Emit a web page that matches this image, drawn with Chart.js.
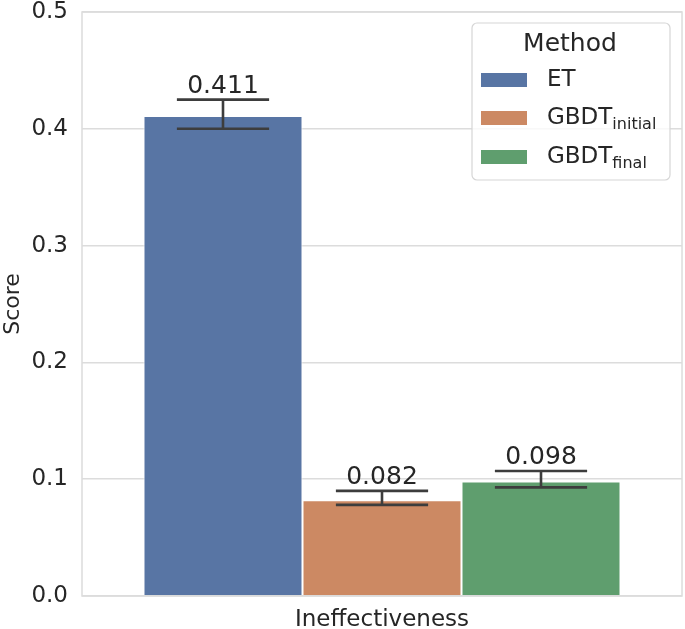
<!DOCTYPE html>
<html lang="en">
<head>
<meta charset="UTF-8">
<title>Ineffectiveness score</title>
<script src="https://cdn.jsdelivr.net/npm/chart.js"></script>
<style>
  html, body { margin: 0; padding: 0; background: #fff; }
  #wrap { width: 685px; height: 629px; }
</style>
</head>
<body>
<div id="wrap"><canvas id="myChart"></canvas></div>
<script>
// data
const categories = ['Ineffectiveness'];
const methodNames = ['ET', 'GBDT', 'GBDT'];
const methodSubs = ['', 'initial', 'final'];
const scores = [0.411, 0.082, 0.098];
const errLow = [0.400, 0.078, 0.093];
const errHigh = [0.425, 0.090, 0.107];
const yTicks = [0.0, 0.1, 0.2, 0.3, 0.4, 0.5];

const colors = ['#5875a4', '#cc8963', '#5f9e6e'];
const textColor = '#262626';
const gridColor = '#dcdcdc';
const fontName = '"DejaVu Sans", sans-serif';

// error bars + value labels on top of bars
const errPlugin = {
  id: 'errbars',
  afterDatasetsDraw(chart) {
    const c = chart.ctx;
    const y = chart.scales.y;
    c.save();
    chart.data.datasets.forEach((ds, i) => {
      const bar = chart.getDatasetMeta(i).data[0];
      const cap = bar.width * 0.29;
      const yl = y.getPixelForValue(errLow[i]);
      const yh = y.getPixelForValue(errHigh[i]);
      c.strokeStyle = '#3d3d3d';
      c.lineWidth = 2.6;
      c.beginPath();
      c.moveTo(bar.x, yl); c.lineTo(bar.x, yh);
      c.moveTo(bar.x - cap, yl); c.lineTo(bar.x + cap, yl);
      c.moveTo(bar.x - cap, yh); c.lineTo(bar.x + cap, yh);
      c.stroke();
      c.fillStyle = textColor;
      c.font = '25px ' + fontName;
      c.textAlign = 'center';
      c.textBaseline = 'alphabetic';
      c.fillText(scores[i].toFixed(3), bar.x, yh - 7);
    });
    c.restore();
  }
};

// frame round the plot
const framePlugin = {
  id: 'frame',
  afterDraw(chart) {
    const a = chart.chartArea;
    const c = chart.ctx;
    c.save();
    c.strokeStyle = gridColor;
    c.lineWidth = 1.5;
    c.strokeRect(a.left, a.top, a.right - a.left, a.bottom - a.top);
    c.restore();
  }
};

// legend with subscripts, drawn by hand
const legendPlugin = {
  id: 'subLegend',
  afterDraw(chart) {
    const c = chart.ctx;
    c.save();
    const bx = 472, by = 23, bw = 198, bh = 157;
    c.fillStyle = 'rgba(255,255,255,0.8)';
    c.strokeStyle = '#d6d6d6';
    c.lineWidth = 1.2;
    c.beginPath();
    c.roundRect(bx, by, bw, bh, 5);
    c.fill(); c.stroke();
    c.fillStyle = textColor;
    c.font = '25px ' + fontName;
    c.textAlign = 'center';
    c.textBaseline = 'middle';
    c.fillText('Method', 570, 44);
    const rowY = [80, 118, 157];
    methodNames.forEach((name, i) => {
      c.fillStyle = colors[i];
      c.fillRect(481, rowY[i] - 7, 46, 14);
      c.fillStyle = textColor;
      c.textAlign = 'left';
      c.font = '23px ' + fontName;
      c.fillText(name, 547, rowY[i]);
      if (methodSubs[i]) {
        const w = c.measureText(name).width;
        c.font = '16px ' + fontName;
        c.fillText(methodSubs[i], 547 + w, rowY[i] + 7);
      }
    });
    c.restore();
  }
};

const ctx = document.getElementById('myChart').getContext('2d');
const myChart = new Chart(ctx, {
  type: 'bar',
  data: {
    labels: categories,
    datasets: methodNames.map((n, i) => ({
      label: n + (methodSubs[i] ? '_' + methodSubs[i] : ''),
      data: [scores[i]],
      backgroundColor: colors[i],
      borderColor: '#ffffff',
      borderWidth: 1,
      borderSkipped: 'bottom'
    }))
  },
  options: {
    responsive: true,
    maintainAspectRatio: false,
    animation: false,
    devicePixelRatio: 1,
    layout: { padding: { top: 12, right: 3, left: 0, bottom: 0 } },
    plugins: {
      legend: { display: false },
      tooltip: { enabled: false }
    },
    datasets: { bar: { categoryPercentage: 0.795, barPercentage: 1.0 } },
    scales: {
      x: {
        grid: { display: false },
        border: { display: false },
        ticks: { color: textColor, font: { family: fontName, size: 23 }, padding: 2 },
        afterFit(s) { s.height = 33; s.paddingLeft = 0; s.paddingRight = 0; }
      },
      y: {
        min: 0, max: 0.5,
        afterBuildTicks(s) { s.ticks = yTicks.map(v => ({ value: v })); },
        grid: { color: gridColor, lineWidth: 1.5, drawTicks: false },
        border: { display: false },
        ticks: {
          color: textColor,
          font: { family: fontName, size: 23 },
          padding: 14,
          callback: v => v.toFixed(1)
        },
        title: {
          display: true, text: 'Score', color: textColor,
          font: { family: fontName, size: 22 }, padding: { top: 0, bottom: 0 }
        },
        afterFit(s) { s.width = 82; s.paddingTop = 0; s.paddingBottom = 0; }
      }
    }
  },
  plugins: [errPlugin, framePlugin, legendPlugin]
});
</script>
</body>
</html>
···
Check every line of the data, and copy the ones that contain "with".

Emit a web page that matches this image, drawn with Chart.js.
// legend with subscripts, drawn by hand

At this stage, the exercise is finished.